- DVD cover art
- Traditional Chinese: 戰狼傳說
- Simplified Chinese: 战狼传说
- Hanyu Pinyin: Zhàn Láng Chuán Shuō
- Jyutping: Zin3 Long4 Cyun4 Syut6
- Directed by: Donnie Yen
- Written by: Donnie Yen Lui Tak-wai Cub Chin
- Produced by: Donnie Yen
- Starring: Donnie Yen Dayo Wong Carman Lee Ben Lam Edmond Leung Mak Wai-cheung
- Cinematography: Ally Wong Wong Bo-man Kwan Chi-kan
- Edited by: Chan Gan-shing
- Music by: Tommy Wai Patrick Kwok
- Production company: My Way Film Company Limited.
- Release date: 14 June 1997;
- Running time: 90 minutes
- Country: Hong Kong
- Languages: Cantonese Mandarin
- Box office: HK$818,345.00

= Legend of the Wolf =

1997 Hong Kong film by Donnie Yen

Legend of the Wolf, alternatively known as The New Big Boss in American and British DVD releases, is a 1997 Hong Kong action-martial arts film directed and produced by, and starring Donnie Yen. The film also marked Yen's debut as a film director.

==Plot==
In legend, there is a powerful and undefeated warrior known as the Wolf. This fighter has retired from the martial arts world and very few people know his true identity, but they are many who wish to challenge him. A young man seeks the Wolf and manages to contact Wai, who leads him to the warrior. When the young man sees that the Wolf (real name Fung Man-hin) is an old man, far from what he expected, he makes some sarcastic remarks to ridicule the old man, prompting Wai to retell the story of the Wolf.

The film flashbacks to a post-World War II period.
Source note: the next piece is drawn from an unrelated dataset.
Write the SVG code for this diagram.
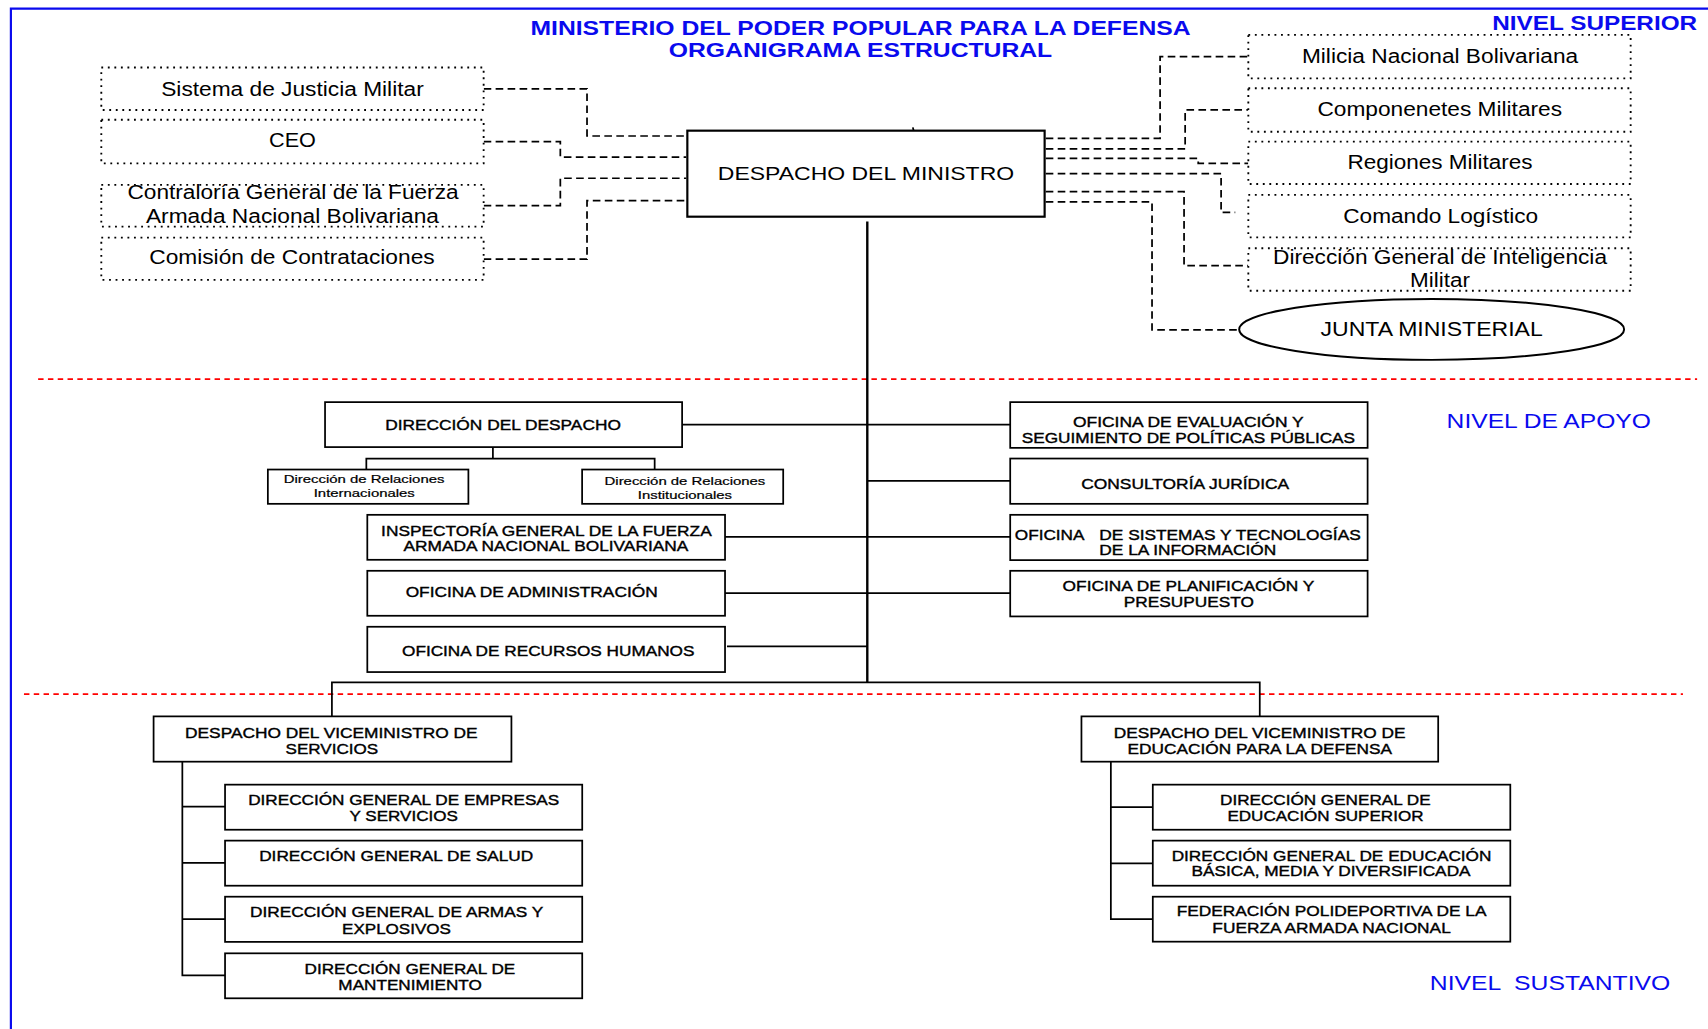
<svg xmlns="http://www.w3.org/2000/svg" width="1708" height="1029" viewBox="0 0 1708 1029">
<style>
.box{fill:#fff;stroke:#000;stroke-width:1.6}
.dot{fill:#fff;stroke:#000;stroke-width:1.7;stroke-dasharray:1.7 4.3}
.t{font-family:"Liberation Sans",Arial,sans-serif;fill:#000;text-anchor:middle}
.ts{font-family:"Liberation Sans",Arial,sans-serif;fill:#000;text-anchor:start}
.f18{font-size:18px}
.f17{font-size:17px}
.f13{font-size:13.5px;stroke:#000;stroke-width:0.35}
.f10{font-size:10.5px;stroke:#000;stroke-width:0.2}
.blue{fill:#0a0aee}
.b{font-weight:bold}
.conn{fill:none;stroke:#000;stroke-width:1.6}
.main{fill:none;stroke:#000;stroke-width:2.2}
.dash{fill:none;stroke:#000;stroke-width:1.6;stroke-dasharray:7 4}
.red{fill:none;stroke:#ff0000;stroke-width:1.5;stroke-dasharray:5 4}
</style>
<rect x="0" y="0" width="1708" height="1029" fill="#fff"/>
<g transform="scale(1.08929,1.08889)">
<g id="frame">
<path d="M10,945 V8 H1568" fill="none" stroke="#0a0aee" stroke-width="2"/>
<path class="red" d="M35,348.2 H1558"/>
<path class="red" d="M22,637.4 H1545"/>
</g>
<g id="titles">
<text class="t f18 b blue" x="790" y="32" textLength="606" lengthAdjust="spacingAndGlyphs">MINISTERIO DEL PODER POPULAR PARA LA DEFENSA</text>
<text class="t f18 b blue" x="790" y="52.6" textLength="352" lengthAdjust="spacingAndGlyphs">ORGANIGRAMA ESTRUCTURAL</text>
<text class="t f18 b blue" x="1464" y="27.5" textLength="188" lengthAdjust="spacingAndGlyphs">NIVEL SUPERIOR</text>
<text class="t f18 blue" x="1421.8" y="393.2" textLength="187.5" lengthAdjust="spacingAndGlyphs">NIVEL DE APOYO</text>
<text class="t f18 blue" x="1423" y="909.5" textLength="220.7" lengthAdjust="spacingAndGlyphs" xml:space="preserve">NIVEL  SUSTANTIVO</text>
</g>
<g id="connectors">
<path class="dash" d="M444,81.7 H538.9 V124.9 H630"/>
<path class="dash" d="M444,130 H514.4 V144.4 H630"/>
<path class="dash" d="M444,188.8 H514.4 V163.7 H630"/>
<path class="dash" d="M444,238 H538.9 V184.2 H630"/>
<path class="dash" d="M960,127 H1065 V52 H1146"/>
<path class="dash" d="M960,136.8 H1088 V101 H1146"/>
<path class="dash" d="M960,145.4 H1100 V150 H1146"/>
<path class="dash" d="M960,159.4 H1121 V195 H1134"/>
<path class="dash" d="M960,176 H1087 V244 H1146"/>
<path class="dash" d="M960,185.4 H1057.6 V303 H1137.6"/>
<path class="main" d="M796.2,203.5 V626.7"/>
<path class="conn" d="M838,117 L839,121"/>
<path class="conn" d="M304.7,657.9 V626.7 H1156.5 V657.9"/>
<path class="conn" d="M626.2,389.9 H927.4"/>
<path class="conn" d="M796.2,441.6 H927.4"/>
<path class="conn" d="M665.6,493 H927.4"/>
<path class="conn" d="M665.6,544.7 H927.4"/>
<path class="conn" d="M667.4,593.7 H796.2"/>
<path class="conn" d="M452.5,410.6 V421.1 M336.3,431.2 V421.1 H601 V431.2"/>
<path class="conn" d="M167.4,699.5 V895.7 H206.6 M167.4,740.8 H206.6 M167.4,792.5 H206.6 M167.4,844 H206.6"/>
<path class="conn" d="M1019.8,699.5 V844 H1058.3 M1019.8,741.2 H1058.3 M1019.8,792.9 H1058.3"/>
</g>
<g id="n-justicia">
<rect class="dot" x="93" y="62" width="351" height="39"/>
<text class="t f18" x="268.5" y="87.8" textLength="241" lengthAdjust="spacingAndGlyphs">Sistema de Justicia Militar</text>
</g>
<g id="n-ceo">
<rect class="dot" x="93" y="110" width="351" height="40"/>
<text class="t f18" x="268.5" y="135.2" textLength="43" lengthAdjust="spacingAndGlyphs">CEO</text>
</g>
<g id="n-contraloria">
<rect class="dot" x="93" y="169.8" width="351" height="38.3"/>
<text class="t f18" x="269" y="183" textLength="304" lengthAdjust="spacingAndGlyphs">Contraloría General de la Fuerza</text>
<text class="t f18" x="268.5" y="204.4" textLength="269" lengthAdjust="spacingAndGlyphs">Armada Nacional Bolivariana</text>
</g>
<g id="n-comision">
<rect class="dot" x="93" y="218.2" width="351" height="38.8"/>
<text class="t f18" x="268" y="242.4" textLength="262" lengthAdjust="spacingAndGlyphs">Comisión de Contrataciones</text>
</g>
<g id="n-ministro">
<rect class="box" x="631" y="120" width="328" height="79" style="stroke-width:2"/>
<text class="t f17" x="795" y="165.3" textLength="272" lengthAdjust="spacingAndGlyphs">DESPACHO DEL MINISTRO</text>
</g>
<g id="n-milicia">
<rect class="dot" x="1146" y="32" width="351" height="40"/>
<text class="t f18" x="1322" y="58" textLength="253.6" lengthAdjust="spacingAndGlyphs">Milicia Nacional Bolivariana</text>
</g>
<g id="n-componentes">
<rect class="dot" x="1146" y="81" width="351" height="40"/>
<text class="t f18" x="1321.7" y="106.5" textLength="224.6" lengthAdjust="spacingAndGlyphs">Componenetes Militares</text>
</g>
<g id="n-regiones">
<rect class="dot" x="1146" y="130" width="351" height="39"/>
<text class="t f18" x="1322" y="155.4" textLength="170" lengthAdjust="spacingAndGlyphs">Regiones Militares</text>
</g>
<g id="n-logistico">
<rect class="dot" x="1146" y="179" width="351" height="39"/>
<text class="t f18" x="1322.6" y="204.4" textLength="179" lengthAdjust="spacingAndGlyphs">Comando Logístico</text>
</g>
<g id="n-inteligencia">
<rect class="dot" x="1146" y="228" width="351" height="39"/>
<text class="t f18" x="1322" y="242.4" textLength="306.6" lengthAdjust="spacingAndGlyphs">Dirección General de Inteligencia</text>
<text class="t f18" x="1322" y="263.2" textLength="55" lengthAdjust="spacingAndGlyphs">Militar</text>
</g>
<g id="n-junta">
<ellipse cx="1314.3" cy="302.5" rx="176.7" ry="28" fill="#fff" stroke="#000" stroke-width="1.8"/>
<text class="t f18" x="1314.3" y="308.5" textLength="204" lengthAdjust="spacingAndGlyphs">JUNTA MINISTERIAL</text>
</g>
<g id="n-direccion-despacho">
<rect class="box" x="298.4" y="369.3" width="327.8" height="41.3"/>
<text class="t f13" x="461.8" y="394.7" textLength="216.4" lengthAdjust="spacingAndGlyphs">DIRECCIÓN DEL DESPACHO</text>
</g>
<g id="n-rel-int">
<rect class="box" x="245.9" y="431.2" width="184.1" height="31.5"/>
<text class="t f10" x="334.2" y="443.7" textLength="147.6" lengthAdjust="spacingAndGlyphs">Dirección de Relaciones</text>
<text class="t f10" x="334.4" y="456.6" textLength="92.8" lengthAdjust="spacingAndGlyphs">Internacionales</text>
</g>
<g id="n-rel-inst">
<rect class="box" x="534.4" y="431.2" width="184.6" height="31.5"/>
<text class="t f10" x="628.8" y="445.6" textLength="147.6" lengthAdjust="spacingAndGlyphs">Dirección de Relaciones</text>
<text class="t f10" x="628.8" y="458.1" textLength="86.5" lengthAdjust="spacingAndGlyphs">Institucionales</text>
</g>
<g id="n-inspectoria">
<rect class="box" x="337.2" y="472.8" width="328.4" height="41.3"/>
<text class="t f13" x="501.6" y="491.8" textLength="303.5" lengthAdjust="spacingAndGlyphs">INSPECTORÍA GENERAL DE LA FUERZA</text>
<text class="t f13" x="501.2" y="505.8" textLength="261.4" lengthAdjust="spacingAndGlyphs">ARMADA NACIONAL BOLIVARIANA</text>
</g>
<g id="n-administracion">
<rect class="box" x="337.2" y="524.2" width="328.4" height="41.3"/>
<text class="t f13" x="488.1" y="548.4" textLength="231.4" lengthAdjust="spacingAndGlyphs">OFICINA DE ADMINISTRACIÓN</text>
</g>
<g id="n-rrhh">
<rect class="box" x="337.2" y="575.6" width="328.4" height="41.6"/>
<text class="t f13" x="503.3" y="602.8" textLength="268.5" lengthAdjust="spacingAndGlyphs">OFICINA DE RECURSOS HUMANOS</text>
</g>
<g id="n-evaluacion">
<rect class="box" x="927.4" y="369.3" width="328.1" height="42"/>
<text class="t f13" x="1090.9" y="391.7" textLength="211.8" lengthAdjust="spacingAndGlyphs">OFICINA DE EVALUACIÓN Y</text>
<text class="t f13" x="1091" y="406.4" textLength="306" lengthAdjust="spacingAndGlyphs">SEGUIMIENTO DE POLÍTICAS PÚBLICAS</text>
</g>
<g id="n-consultoria">
<rect class="box" x="927.4" y="421.1" width="328.1" height="41.6"/>
<text class="t f13" x="1088" y="448.9" textLength="190.9" lengthAdjust="spacingAndGlyphs">CONSULTORÍA JURÍDICA</text>
</g>
<g id="n-sistemas">
<rect class="box" x="927.4" y="472.8" width="328.1" height="41.6"/>
<text class="ts f13" y="495.7"><tspan x="931.6" textLength="64" lengthAdjust="spacingAndGlyphs">OFICINA</tspan> <tspan x="1009.2" textLength="240" lengthAdjust="spacingAndGlyphs">DE SISTEMAS Y TECNOLOGÍAS</tspan></text>
<text class="ts f13" x="1009.2" y="510.1" textLength="162.4" lengthAdjust="spacingAndGlyphs">DE LA INFORMACIÓN</text>
</g>
<g id="n-planificacion">
<rect class="box" x="927.4" y="524.2" width="328.1" height="41.9"/>
<text class="t f13" x="1091" y="543.2" textLength="231" lengthAdjust="spacingAndGlyphs">OFICINA DE PLANIFICACIÓN Y</text>
<text class="t f13" x="1091.4" y="557.6" textLength="119.3" lengthAdjust="spacingAndGlyphs">PRESUPUESTO</text>
</g>
<g id="n-vice-servicios">
<rect class="box" x="141" y="657.9" width="328.5" height="41.6"/>
<text class="t f13" x="304.2" y="677.8" textLength="268.7" lengthAdjust="spacingAndGlyphs">DESPACHO DEL VICEMINISTRO DE</text>
<text class="t f13" x="304.7" y="692.2" textLength="85" lengthAdjust="spacingAndGlyphs">SERVICIOS</text>
</g>
<g id="n-empresas">
<rect class="box" x="206.6" y="720.6" width="327.9" height="41.4"/>
<text class="t f13" x="370.6" y="739" textLength="285.6" lengthAdjust="spacingAndGlyphs">DIRECCIÓN GENERAL DE EMPRESAS</text>
<text class="t f13" x="370.6" y="753.7" textLength="99.4" lengthAdjust="spacingAndGlyphs">Y SERVICIOS</text>
</g>
<g id="n-salud">
<rect class="box" x="206.6" y="772" width="327.9" height="41.4"/>
<text class="t f13" x="363.7" y="790.4" textLength="251.5" lengthAdjust="spacingAndGlyphs">DIRECCIÓN GENERAL DE SALUD</text>
</g>
<g id="n-armas">
<rect class="box" x="206.6" y="823.5" width="327.9" height="41.5"/>
<text class="t f13" x="364.1" y="842.1" textLength="269.2" lengthAdjust="spacingAndGlyphs">DIRECCIÓN GENERAL DE ARMAS Y</text>
<text class="t f13" x="364" y="857.4" textLength="100" lengthAdjust="spacingAndGlyphs">EXPLOSIVOS</text>
</g>
<g id="n-mantenimiento">
<rect class="box" x="206.6" y="875.5" width="327.9" height="41.3"/>
<text class="t f13" x="376.3" y="894.2" textLength="193.3" lengthAdjust="spacingAndGlyphs">DIRECCIÓN GENERAL DE</text>
<text class="t f13" x="376.5" y="908.8" textLength="131.7" lengthAdjust="spacingAndGlyphs">MANTENIMIENTO</text>
</g>
<g id="n-vice-educacion">
<rect class="box" x="992.8" y="657.9" width="327.5" height="41.6"/>
<text class="t f13" x="1156.4" y="677.8" textLength="267.7" lengthAdjust="spacingAndGlyphs">DESPACHO DEL VICEMINISTRO DE</text>
<text class="t f13" x="1156.5" y="692.2" textLength="242.7" lengthAdjust="spacingAndGlyphs">EDUCACIÓN PARA LA DEFENSA</text>
</g>
<g id="n-edu-superior">
<rect class="box" x="1058.3" y="720.6" width="328.2" height="41.4"/>
<text class="t f13" x="1216.7" y="739" textLength="193.3" lengthAdjust="spacingAndGlyphs">DIRECCIÓN GENERAL DE</text>
<text class="t f13" x="1216.8" y="753.7" textLength="180" lengthAdjust="spacingAndGlyphs">EDUCACIÓN SUPERIOR</text>
</g>
<g id="n-edu-basica">
<rect class="box" x="1058.3" y="772" width="328.2" height="41.4"/>
<text class="t f13" x="1222.4" y="790.4" textLength="293.6" lengthAdjust="spacingAndGlyphs">DIRECCIÓN GENERAL DE EDUCACIÓN</text>
<text class="t f13" x="1221.9" y="804.8" textLength="256.3" lengthAdjust="spacingAndGlyphs">BÁSICA, MEDIA Y DIVERSIFICADA</text>
</g>
<g id="n-federacion">
<rect class="box" x="1058.3" y="823.5" width="328.2" height="41.3"/>
<text class="t f13" x="1222.4" y="841.5" textLength="284.4" lengthAdjust="spacingAndGlyphs">FEDERACIÓN POLIDEPORTIVA DE LA</text>
<text class="t f13" x="1222.4" y="856.8" textLength="218.9" lengthAdjust="spacingAndGlyphs">FUERZA ARMADA NACIONAL</text>
</g>
</g>
</svg>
The young Fung is wandering around a war-torn and ravaged farming village, faintly remembering that he is there to meet a woman at an abandoned temple. Fung encounters the young villager Wai, who leads him to his destination. The villagers are suspicious about Fung's background and follow him to the temple, where they see Fung engaging six members of a notorious gang in a fierce fight. Although Fung manages to defeat his opponents, he is severely injured and Wai brings him to a quiet spot for recovery. Just then, Fung remembers that the woman he is meeting is actually his lover, Yee.

In the meantime, the gangsters attack the village and kill many innocent people. When Fung and Wai arrive on the scene, they see corpses everywhere and learn that Yee has been captured by the gang. Fung pursues the gangsters and meets the second leader of the gang, who calls him "Third brother". At that point, Fung suddenly remembers that he is actually part of the gang. Fung is unable to tolerate the gang's cruel acts towards innocent civilians and he fights with the gangsters, emerging victorious eventually.

The film moves back to the present-day conversation between Fung (old man), Wai and the young man. The young man reveals that he is actually an upstart killer, and wishes to make his name by slaying the legendary Wolf. He draws his gun and attempts to kill the Wolf, but does not succeed and is defeated by the Wolf immediately.